4.3 Impact on animals/humans
Studies investigating the toxicity of chemotherapy drugs on animals are scarce and are usually done using higher concentrations than those found in the environment. Accordingly, additional work is needed to evaluate the acute and chronic risks associated with exposure to environmental concentrations. MPA risk evaluation studies revealed that it can cause growth inhibition in green algae. The germination as well as root growth of certain seeds was signiﬁcantly inhibited by MPA in a concentration‐dependent manner. Additionally, the exposure of the cyano-bacterium A. ﬂos‐aquae to MPA resulted in a clear concentration–response relationship on the growth rate of the bacteria . A study by Kovacs et al. (2015) evaluated the chronic exposure of zebrafish to 5-Fluorouracil at environmentally relevant concentrations. The results revealed that such exposure causes hepatic and renal histopathological changes, DNA damage and massive whole-transcriptome changes . Another study by Mišík et al. (2016) reports an increased frequency of abortive grains in higher plants exposed to 5-fluorouracil .
In addition, with the geographical location of Lebanon in mind, we cannot but highlight the impact of those micropollutants on neighboring countries that share the Mediterranean Sea, including but not limited to Algeria, Croatia, Cyprus, Egypt, France and Greece.
4.4 The need for regulations
4.4.1 The importance of WWTPs
Pharmaceutical compounds are designed to have desirable target effects in the human body, but the impact of chronic indirect exposure to these compounds can be dangerous for both humans as well as other species. Anticancer drugs have potent cytotoxic, genotoxic, mutagenic, carcinogenic, endocrine disruptor as well as teratogenic effects. The augmentation of cancer disease in the Lebanese population has led to an increase in the drug consumption and therefore an increase in drug discharge into the environment. Therefore, it is indeed essential to pay special attention to the discharge of anticancer drugs in the environment and the development of effective WWTPs.

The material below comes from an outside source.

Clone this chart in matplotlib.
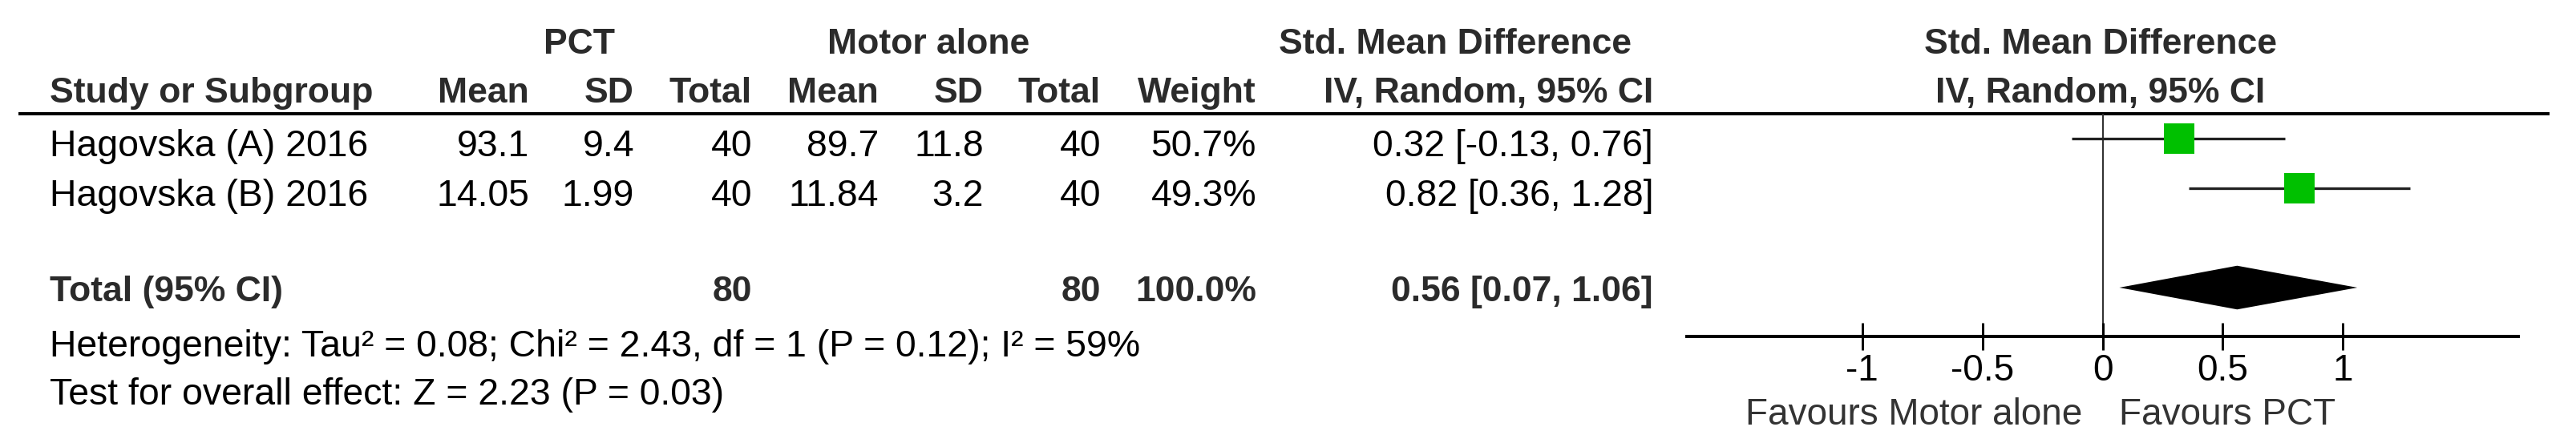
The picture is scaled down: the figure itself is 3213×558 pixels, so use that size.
import matplotlib
matplotlib.use("Agg")
import matplotlib.pyplot as plt

# figure is 3213 x 558 px, layout positions below are in pixels
W, H = 3213, 558
DPI = 100
PT = 72.0 / DPI  # px -> pt

plt.rcParams['font.family'] = ['Liberation Sans', 'DejaVu Sans']

# data
studies = ["Hagovska (A) 2016", "Hagovska (B) 2016"]
pct_mean = [93.1, 14.05]
pct_sd = [9.4, 1.99]
pct_total = [40, 40]
motor_mean = [89.7, 11.84]
motor_sd = [11.8, 3.2]
motor_total = [40, 40]
weights = [50.7, 49.3]
smd = [0.32, 0.82]
ci_lo = [-0.13, 0.36]
ci_hi = [0.76, 1.28]

total_pct = 80
total_motor = 80
total_weight = 100.0
total_smd = 0.56
total_lo = 0.07
total_hi = 1.06

heterogeneity = "Heterogeneity: Tau² = 0.08; Chi² = 2.43, df = 1 (P = 0.12); I² = 59%"
overall = "Test for overall effect: Z = 2.23 (P = 0.03)"
ticks = [-1, -0.5, 0, 0.5, 1]
tick_labels = ["-1", "-0.5", "0", "0.5", "1"]
fav_left = "Favours Motor alone"
fav_right = "Favours PCT"

# layout
row_px0, row_step = 173, 62      # y of first study row, row spacing
top_px, axis_px = 142, 420       # header rule / x axis
ax_left, ax_right = 2104, 3141
text_fs = 33.4
bold_fs = 32
tick_fs = 33
hdr_col = '#2b2b2b'

fig = plt.figure(figsize=(W / DPI, H / DPI), dpi=DPI)

# table layer in pixel coordinates
tab = fig.add_axes([0, 0, 1, 1])
tab.set_xlim(0, W)
tab.set_ylim(H, 0)
tab.axis('off')

def put(x, y, s, ha='right', bold=False, color='black'):
    tab.text(x, y, s, ha=ha, va='baseline',
             fontsize=bold_fs if bold else text_fs,
             fontweight='bold' if bold else 'normal',
             color=hdr_col if bold else color)

# group headers
put(722, 67, "PCT", ha='center', bold=True)
put(1158, 67, "Motor alone", ha='center', bold=True)
put(1815, 67, "Std. Mean Difference", ha='center', bold=True)
put(2620, 67, "Std. Mean Difference", ha='center', bold=True)

cols = [660, 791, 938, 1096, 1227, 1373, 1567, 2062]
put(62, 128, "Study or Subgroup", ha='left', bold=True)
for x, s in zip(cols, ["Mean", "SD", "Total", "Mean", "SD", "Total", "Weight",
                       "IV, Random, 95% CI"]):
    put(x, 128, s, bold=True)
put(2620, 128, "IV, Random, 95% CI", ha='center', bold=True)

tab.plot([23, 3180], [top_px, top_px], color='black', lw=4 * PT,
         solid_capstyle='butt')

for i, name in enumerate(studies):
    y = row_px0 + i * row_step + 22
    put(62, y, name, ha='left')
    vals = [f"{pct_mean[i]:g}", f"{pct_sd[i]:g}", f"{pct_total[i]}",
            f"{motor_mean[i]:g}", f"{motor_sd[i]:g}", f"{motor_total[i]}",
            f"{weights[i]:.1f}%",
            f"{smd[i]:.2f} [{ci_lo[i]:.2f}, {ci_hi[i]:.2f}]"]
    for x, s in zip(cols, vals):
        put(x, y, s)

ty = 376
put(62, ty, "Total (95% CI)", ha='left', bold=True)
put(cols[2], ty, f"{total_pct}", bold=True)
put(cols[5], ty, f"{total_motor}", bold=True)
put(cols[6], ty, f"{total_weight:.1f}%", bold=True)
put(cols[7], ty, f"{total_smd:.2f} [{total_lo:.2f}, {total_hi:.2f}]", bold=True)

put(62, 445, heterogeneity, ha='left')
put(62, 505, overall, ha='left')

# forest plot
ax = fig.add_axes([ax_left / W, (H - axis_px) / H,
                   (ax_right - ax_left) / W, (axis_px - top_px) / H])
ax.patch.set_alpha(0)
ax.set_xlim(-1.73, 1.73)
ax.set_ylim((axis_px - row_px0) / row_step, (top_px - row_px0) / row_step)
for s in ['top', 'left', 'right']:
    ax.spines[s].set_visible(False)
ax.spines['bottom'].set_linewidth(4 * PT)
ax.spines['bottom'].set_color('black')
ax.set_yticks([])
ax.set_xticks(ticks, labels=tick_labels)
ax.tick_params(axis='x', direction='inout', length=34 * PT, width=3 * PT,
               labelsize=tick_fs, pad=3, colors='black')

ax.axvline(0, color='#333333', lw=2.2 * PT, zorder=1)

rows = list(range(len(studies)))
ax.hlines(rows, ci_lo, ci_hi, color='#222222', lw=3.3 * PT, zorder=2)
for r, e, w in zip(rows, smd, weights):
    ax.plot(e, r, marker='s', color='#00c000', markeredgewidth=0,
            markersize=27.5 * (w / 50.0) ** 0.5, zorder=3)

total_row = 3
h = 0.44
ax.fill([total_lo, total_smd, total_hi, total_smd],
        [total_row, total_row - h, total_row, total_row + h],
        color='black', lw=0, zorder=3)

fy = (axis_px - 530) / (axis_px - top_px)
ax.text(-0.083, fy, fav_left, transform=ax.get_xaxis_transform(),
        ha='right', va='baseline', fontsize=tick_fs, color='#333333')
ax.text(0.067, fy, fav_right, transform=ax.get_xaxis_transform(),
        ha='left', va='baseline', fontsize=tick_fs, color='#333333')

fig.savefig("out.png", dpi=DPI)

It is worth noting that not all waste water treatment techniques are effective at removing anticancer drugs. The scarce literature available shows that a promising method for the removal of micropollutants is the membrane bioreactor (MBR), which combines physical removal with biological removal (biodegradation) to improve the outcome of the water treatment .
4.4.2 Pharmaceutical waste management in Lebanon
In this paper, we have tackled the risks imposed by a major source of chemotherapeutic drug in surface waters: the chemotherapeutic drugs consumed by the patients in medical centers as well as their home. However, another major source of micropolluants are expired/unused drugs that stay at the importer’s warehouses and do not reach hospitals/patients. In the absence of a safe solution and the necessary regulations to dispose of pharmaceutical surplus, warehouses in Lebanon are filling up with old, expired drugs .
4.4.3 Need for regulations
Efforts are needed to set new policies regarding the disposal of micropollutants in general, and chemotherapeutic drugs primarily. We hope that this research study sheds light on the risk imposed by chemotherapeutic drugs and contributes to future establishment and enforcement of regulations to protect the public from the danger of such micropullutants in surface waters.
4.5 Future studies needed
Our research study is the first of its kind in Lebanon and the Middle East. As previously stated, in this study, we have estimated the environmental concentrations in surface waters by the calculation of PECs based on consumption data. Reports on the occurrence of chemotherapeutic drugs in surface water, ground water or drinking water by measurement of actual of the drug concentrations are absent.